The official definition

There are officially 1,775 botanic gardens in 148 countries worldwide (including more than 130 in Australia and New Zealand), with the focus today more on conservation rather than collection.

The Botanic Gardens Conservation International (BGCI) defines a botanic garden as:

“…institutions holding documented collections of living plants for the purpose of scientific research, conservation, display, and education.

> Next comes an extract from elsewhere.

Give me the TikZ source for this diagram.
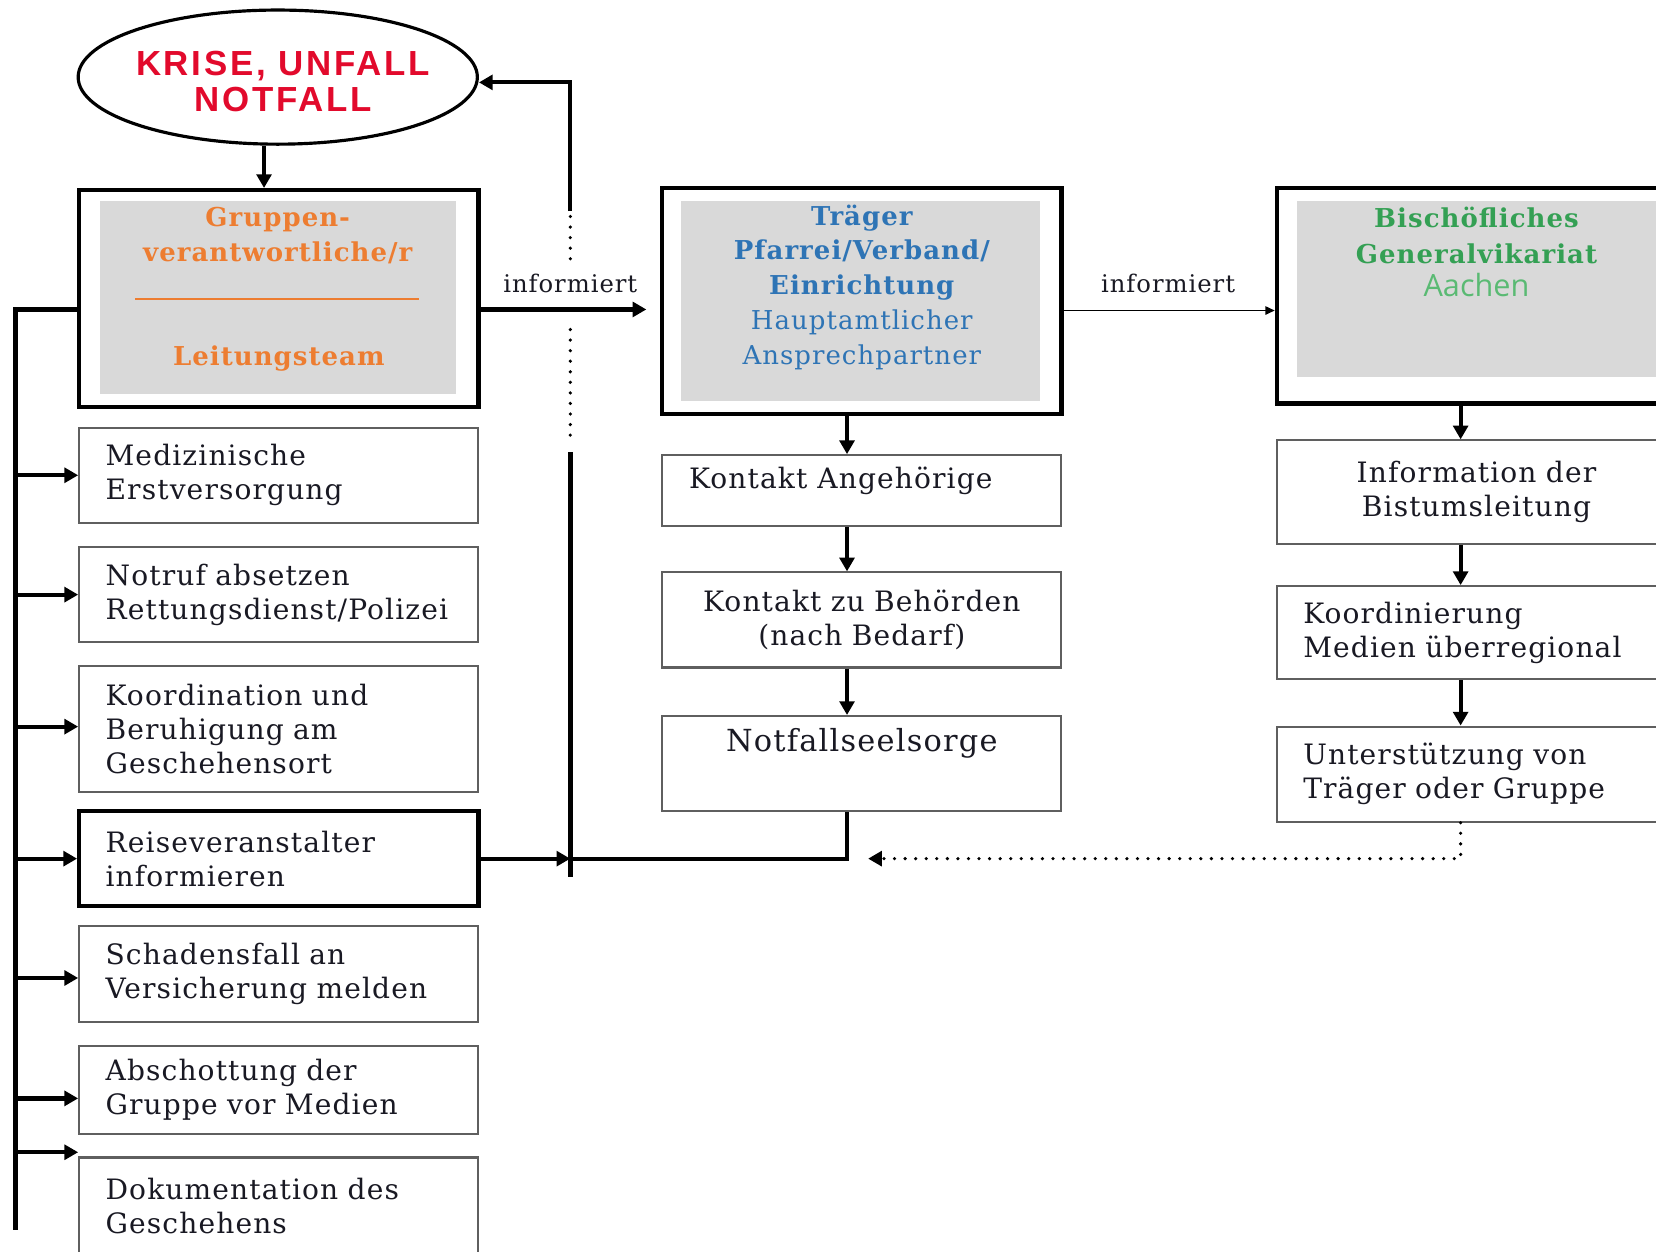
\documentclass[tikz,border=0pt]{standalone}
\usepackage{fontspec}
\setmainfont{DejaVu Serif}[LetterSpace=4]
\newfontfamily\hsans{Liberation Sans}[LetterSpace=8]
\newfontfamily\osans{Open Sans}
\usetikzlibrary{arrows.meta,shapes.geometric,calc}
\definecolor{krred}{RGB}{226,10,44}
\definecolor{orng}{RGB}{237,125,49}
\definecolor{blu}{RGB}{46,116,181}
\definecolor{grn}{RGB}{52,160,84}
\definecolor{grn2}{RGB}{90,186,115}
\definecolor{grayfill}{RGB}{217,217,217}
\definecolor{bord}{RGB}{95,95,95}
\definecolor{txt}{RGB}{25,25,35}
\newcommand\mybody{\fontsize{13.3pt}{16pt}\selectfont}
\tikzset{
  every node/.style={text=txt},
  plainbox/.style={draw=bord, line width=1pt, fill=white, minimum width=189pt,
    inner xsep=12.5pt, inner ysep=0pt, text width=164pt, align=left, font=\mybody},
  cbox/.style={plainbox, align=center},
  thickbox/.style={draw=black, line width=2pt, fill=white, minimum width=189pt, inner sep=0pt},
  graybox/.style={fill=grayfill, draw=none, inner sep=0pt},
  ell/.style={ellipse, draw=black, line width=1.5pt, fill=white, minimum width=189pt,
    minimum height=63.5pt, inner sep=0pt},
  elltext/.style={align=center, text=krred, inner sep=0pt,
    font=\hsans\bfseries\fontsize{16.5pt}{17pt}\selectfont},
  arr/.style={line width=2pt, -{Triangle[length=6.5pt,width=7pt]}},
  ln/.style={line width=2pt},
  busl/.style={line width=2.4pt},
  thinarr/.style={line width=0.8pt, -{Triangle[length=4.5pt,width=4pt]}},
  dotl/.style={line width=1.7pt, line cap=round, dash pattern=on 0pt off 5pt},
  lbl/.style={font=\fontsize{11.5pt}{14pt}\selectfont, inner sep=1pt},
}
\begin{document}
\begin{tikzpicture}[x=0.5pt,y=-0.5pt]
\useasboundingbox (0,0) rectangle (1568,1185);
\fill[white] (0,0) rectangle (1568,1185);
\clip (0,0) rectangle (1568,1185);

% coordinates
\coordinate (bus) at (15,293);
\coordinate (busend) at (15,1165);
\coordinate (ax) at (250,0);
\coordinate (mx) at (802,0);
\coordinate (rx) at (1383,0);
\coordinate (fbtop) at (540,78);
\coordinate (fbs) at (540,200);
\coordinate (d1a) at (540,205);
\coordinate (d1b) at (540,245);
\coordinate (d2a) at (540,312);
\coordinate (d2b) at (540,420);
\coordinate (sp1) at (540,428);
\coordinate (sp2) at (540,830);
\coordinate (inf) at (612,293);
\coordinate (dend) at (822,813);

% ellipse
\node[ell] (kr) at (263,73) {};
\node[elltext] (krt) at (268,77) {KRISE, UNFALL\\NOTFALL};

% box 1
\node[thickbox, minimum height=102.5pt] (g) at (264,282.5) {};
\node[graybox, minimum width=168.5pt, minimum height=91.5pt] (gi) at (263.5,281.5) {};
\node[font=\fontsize{12.3pt}{16.5pt}\selectfont\bfseries, text=orng, align=center, inner sep=0pt] (gt1) at (263,223) {Gruppen-\\verantwortliche/r};
\draw[orng, line width=1pt] (128,283) -- (397,283);
\node[font=\fontsize{12.3pt}{16pt}\selectfont\bfseries, text=orng, inner sep=0pt] (gt2) at (264,339) {Leitungsteam};

% box 2
\node[thickbox, minimum height=107pt] (tr) at (816,285) {};
\node[graybox, minimum width=170pt, minimum height=95pt] (tri) at (815,285) {};
\node[font=\fontsize{12.3pt}{16.5pt}\selectfont, text=blu, align=center, inner sep=0pt] (trt) at (816,272)
  {{\bfseries Träger}\\{\bfseries Pfarrei/Verband/}\\{\bfseries Einrichtung}\\Hauptamtlicher\\Ansprechpartner};

% box 3
\node[thickbox, minimum height=102pt] (bg) at (1398,280) {};
\node[graybox, minimum width=170pt, minimum height=83.5pt] (bgi) at (1398,273.5) {};
\node[font=\fontsize{12.3pt}{17pt}\selectfont\bfseries, text=grn, align=center, inner sep=0pt] (bgt) at (1398,223)
  {Bischöfliches\\Generalvikariat};
\node[font=\osans\fontsize{14.5pt}{17pt}\selectfont, text=grn2, inner sep=0pt] (aa) at (1398,270) {Aachen};

% left column
\node[plainbox, minimum height=45pt] (med) at (264,450) {Medizinische\\Erstversorgung};
\node[plainbox, minimum height=45pt] (notr) at (264,563) {Notruf absetzen\\Rettungsdienst/Polizei};
\node[plainbox, minimum height=59.5pt] (ko) at (264,690.5) {Koordination und\\Beruhigung am\\Geschehensort};
\node[plainbox, draw=black, line width=2pt, minimum height=45pt] (re) at (264,813) {Reiseveranstalter\\informieren};
\node[plainbox, minimum height=45.5pt] (sc) at (264,922.5) {Schadensfall an\\Versicherung melden};
\node[plainbox, minimum height=42pt] (ab) at (264,1032) {Abschottung der\\Gruppe vor Medien};
\node[plainbox, minimum height=46pt] (doku) at (264,1142) {Dokumentation des\\Geschehens};

% middle column
\node[plainbox, minimum height=33.5pt] (ka) at (816,464.5) {};
\node[font=\mybody, anchor=west, inner sep=0pt] (kat) at (652,455) {Kontakt Angehörige};
\node[cbox, minimum height=45pt] (kb) at (816,587) {Kontakt zu Behörden\\(nach Bedarf)};
\node[plainbox, minimum height=45pt] (nfs) at (816,723) {};
\node[font=\fontsize{14.4pt}{17pt}\selectfont, inner sep=0pt] (nfst) at (816,704) {Notfallseelsorge};

% right column
\node[cbox, minimum height=49pt] (info) at (1398,466) {Information der\\Bistumsleitung};
\node[plainbox, minimum height=44pt] (kom) at (1398,599) {Koordinierung\\Medien überregional};
\node[plainbox, minimum height=45pt] (unt) at (1398,733) {Unterstützung von\\Träger oder Gruppe};

% labels
\node[lbl] (l1) at (540,268) {informiert};
\node[lbl] (l2) at (1106,268) {informiert};

% connectors
\draw[arr] (kr.south -| ax) -- (g.north -| ax);
\draw[arr] (fbs) -- (fbtop) -- (fbtop -| kr.east);
\draw[dotl] (d1a) -- (d1b);
\draw[dotl] (d2a) -- (d2b);
\draw[line width=2.4pt] (sp1) -- (sp2);
\draw[arr] (g.east |- inf) -- (inf);
\draw[thinarr] (tr.east |- 0,294) -- (bg.west |- 0,294);

\draw[busl] (g.west |- bus) -- (bus) -- (busend);
\draw[arr] (bus |- med.west) -- (med.west);
\draw[arr] (bus |- notr.west) -- (notr.west);
\draw[arr] ($(bus |- ko.west)+(0,-2.5)$) -- ($(ko.west)+(0,-2.5)$);
\draw[arr] (bus |- re.west) -- (re.west);
\draw[arr] ($(bus |- sc.west)+(0,3.5)$) -- ($(sc.west)+(0,3.5)$);
\draw[arr] ($(bus |- ab.west)+(0,8)$) -- ($(ab.west)+(0,8)$);
\draw[arr] ($(bus |- doku.north west)+(0,-4)$) -- ($(doku.north west)+(0,-4)$);

\draw[arr] (re.east) -- (re.east -| sp1);
\draw[ln] (nfs.south -| mx) |- (re.east -| sp1);

\draw[arr] (tr.south -| mx) -- (ka.north -| mx);
\draw[arr] (ka.south -| mx) -- (kb.north -| mx);
\draw[arr] (kb.south -| mx) -- (nfs.north -| mx);

\draw[arr] (bg.south -| rx) -- (info.north -| rx);
\draw[arr] (info.south -| rx) -- (kom.north -| rx);
\draw[arr] (kom.south -| rx) -- (unt.north -| rx);

\draw[dotl] (unt.south -| rx) |- (dend);
\draw[-{Triangle[length=6.5pt,width=7pt]}, line width=1.6pt] ($(dend)+(6,0)$) -- (dend);
\end{tikzpicture}
\end{document}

In 2018, BGCI updated the criteria that define a botanic garden to have a greater emphasis on conserving rare and threatened plants, compliance with international policies, and sustainability and ethical initiatives.”


Some characteristics of a botanic garden include:
  • A reasonable degree of permanence.
  • An underlying scientific basis for the collections.
  • Proper documentation of the collections, including wild origin.
  • Monitoring and long-term maintenance of plants in the collections.
  • Adequate labelling of plants.
  • Open to the public.
  • Communication of information to other gardens, institutions and the public.
  • Promoting conservation through extension and environmental education activities.
  • Exchange of seed or other materials with other botanic gardens, arboreta or research institutions.
  • Undertaking of scientific or technical research on plants in the collections including taxonomy, molecular biology, biochemistry, ecology, biodiversity conservation and other disciplines.
  • Conserving rare and threatened plants in ex-situ collections (e.g. in the garden, seed banks etc.) and, wherever possible, in their natural habitats.
  • Compliance with international and national regulatory frameworks (e.g. conventions ensuring ethical and legal trade of endangered species, protecting plant health, preventing invasive species spread etc.).
Wollemi pine foliage

The Blue Mountains Botanic Garden Mount Tomah has been pivotal in protecting the Wollemi Pine, one of the world’s rarest plants.

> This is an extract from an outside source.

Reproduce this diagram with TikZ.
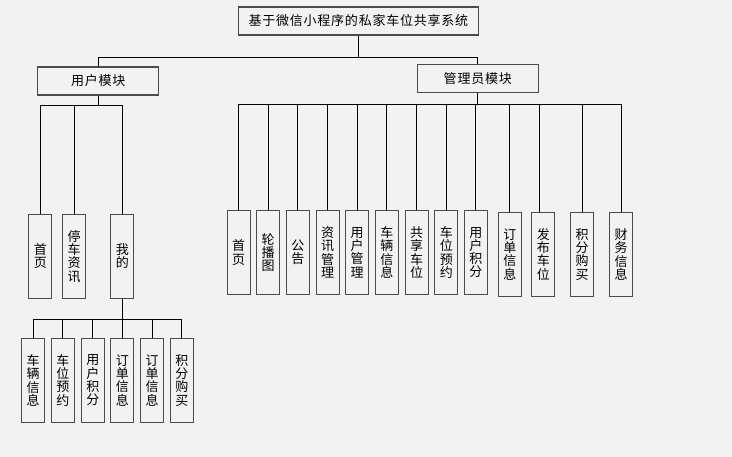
\documentclass[tikz,border=0pt]{standalone}
\usepackage{fontspec}
\setmainfont{Noto Sans CJK SC}
\newfontfamily\spacedfont[LetterSpace=6]{Noto Sans CJK SC}
\definecolor{bg}{RGB}{242,242,242}

\begin{document}
\begin{tikzpicture}[
      x=1pt, y=-1pt,
      font=\fontsize{13}{13.3}\selectfont,
      box/.style={draw=black!70, line width=1.3pt, fill=bg, inner sep=0pt, align=center},
      sysbox/.style={box, minimum width=240pt, minimum height=28pt, font=\spacedfont\fontsize{13}{14}\selectfont},
      mod/.style={box, minimum width=121pt, minimum height=28pt, font=\spacedfont\fontsize{13}{14}\selectfont},
      leaf/.style={box, minimum width=23pt, minimum height=84pt},
      wire/.style={line width=0.9pt},
    ]
    \fill[bg] (0,0) rectangle (732,457);
    \useasboundingbox (0,0) rectangle (732,457);
    \node[sysbox] (sys) at (358.4,21) {基于微信小程序的私家车位共享系统};
    \node[mod] (user) at (98.3,81) {用户模块};
    \node[mod] (admin) at (477.8,78.5) {管理员模块};
    \node[leaf] (u1) at (40.3,256.3) {首\\页};
    \node[leaf] (u2) at (74,256.3) {停\\车\\资\\讯};
    \node[leaf] (u3) at (122.3,256.3) {我\\的};
    \node[leaf] (s1) at (33.2,380.3) {车\\辆\\信\\息};
    \node[leaf] (s2) at (62.8,380.3) {车\\位\\预\\约};
    \node[leaf] (s3) at (92.8,380.3) {用\\户\\积\\分};
    \node[leaf] (s4) at (122.3,380.3) {订\\单\\信\\息};
    \node[leaf] (s5) at (152,380.3) {订\\单\\信\\息};
    \node[leaf] (s6) at (181.8,380.3) {积\\分\\购\\买};
    \node[leaf] (a1) at (238.7,252.5) {首\\页};
    \node[leaf] (a2) at (268.2,252.5) {轮\\播\\图};
    \node[leaf] (a3) at (297.8,252.5) {公\\告};
    \node[leaf] (a4) at (327.7,252.5) {资\\讯\\管\\理};
    \node[leaf] (a5) at (357.2,252.5) {用\\户\\管\\理};
    \node[leaf] (a6) at (386.8,252.5) {车\\辆\\信\\息};
    \node[leaf] (a7) at (416.7,252.5) {共\\享\\车\\位};
    \node[leaf] (a8) at (446.3,252.5) {车\\位\\预\\约};
    \node[leaf] (a9) at (475.8,252.5) {用\\户\\积\\分};
    \node[leaf] (a10) at (509.8,254.3) {订\\单\\信\\息};
    \node[leaf] (a11) at (543.3,254.3) {发\\布\\车\\位};
    \node[leaf] (a12) at (582,254.3) {积\\分\\购\\买};
    \node[leaf] (a13) at (621,254.3) {财\\务\\信\\息};
    \coordinate (rootbus) at (358.4,57);
    \coordinate (ubus) at (98.3,105);
    \coordinate (abus) at (477.8,104);
    \coordinate (sbus) at (122.3,319);
    \draw[wire] (sys.south) -- (rootbus) -| (user.north) (rootbus) -| (admin.north);
    \draw[wire] (user.south) -- (ubus) -| (u1.north) (ubus) -| (u2.north) (ubus) -| (u3.north);
    \draw[wire] (u3.south) -- (sbus) -| (s1.north) (sbus) -| (s2.north) (sbus) -| (s3.north)
      (sbus) -| (s5.north) (sbus) -| (s6.north) (sbus) -- (s4.north);
    \draw[wire] (admin.south) -- (abus) -| (a1.north) (abus) -| (a2.north) (abus) -| (a3.north)
      (abus) -| (a4.north) (abus) -| (a5.north) (abus) -| (a6.north) (abus) -| (a7.north)
      (abus) -| (a8.north) (abus) -| (a9.north) (abus) -| (a10.north)
      (abus) -| ([xshift=-4pt]a11.north) (abus) -| (a12.north) (abus) -| (a13.north);
  \end{tikzpicture}
\end{document}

The Botanic Garden's changing role

Since opening to the public on November 1, 1987, the role of the Blue Mountains Botanic Garden Mount Tomah – originally called Mount Tomah Botanic Garden – has also evolved. Originally, it was conceived as a cool climate botanic garden displaying collections of plants mostly from the Southern Hemisphere, with a relatively narrow scientific focus.

However, when the Greater Blue Mountains World Heritage Area was designated in 2000, the role of the 28 hectares of curated gardens and a further 244 hectares of adjoining wilderness took on new significance, with a renewed focus on the heritage of the surrounding landscape and its diverse indigenous vegetation, the cultural landscape of the Darug people, the history of the botanical explorers, as well as the legacy of the Brunets, who left the land to the Royal Botanic Garden Sydney.

Today, the Garden provides an opportunity to tell the layered history of the Australian mountain landscape, from its First Nations context, to its representation as a botanic garden adjacent to a national park.

View of the spiral at the Blue Mountains Botanic Garden during sunset

The Botanic Garden enjoys views over the Greater Blue Mountains World Heritage Area.

Modern botanic gardens also need to play a leading role in sustainability – environmentally, socially and culturally. Sustainability principles continue to underpin all development at the Blue Mountains Botanic Garden Mount Tomah, including the collection of rainwater, recycling of green waste, on-site sewage treatment and solar infrastructure. In terms of social sustainability, the Garden’s position within a World Heritage area provides it with protection from the encroaching development of Western Sydney; while in cultural terms, the role as a place of significance for the Darug and Gundungurra people will continue to be explored.

A future vision

As part of the Royal Botanic Gardens and Domain Trust, the Blue Mountains Botanic Garden Mount Tomah continues to be a beacon for biodiversity, supporting conservation and monitoring climate change, as well as providing an educational – and incredibly beautiful – experience for visitors of all ages.

So next time you’re visiting, keep in mind the incredible team of horticulturists, botanists and even volunteers who make this tranquil place not only a lovely place to spend time but one that’s crucial to the health and future of the environment.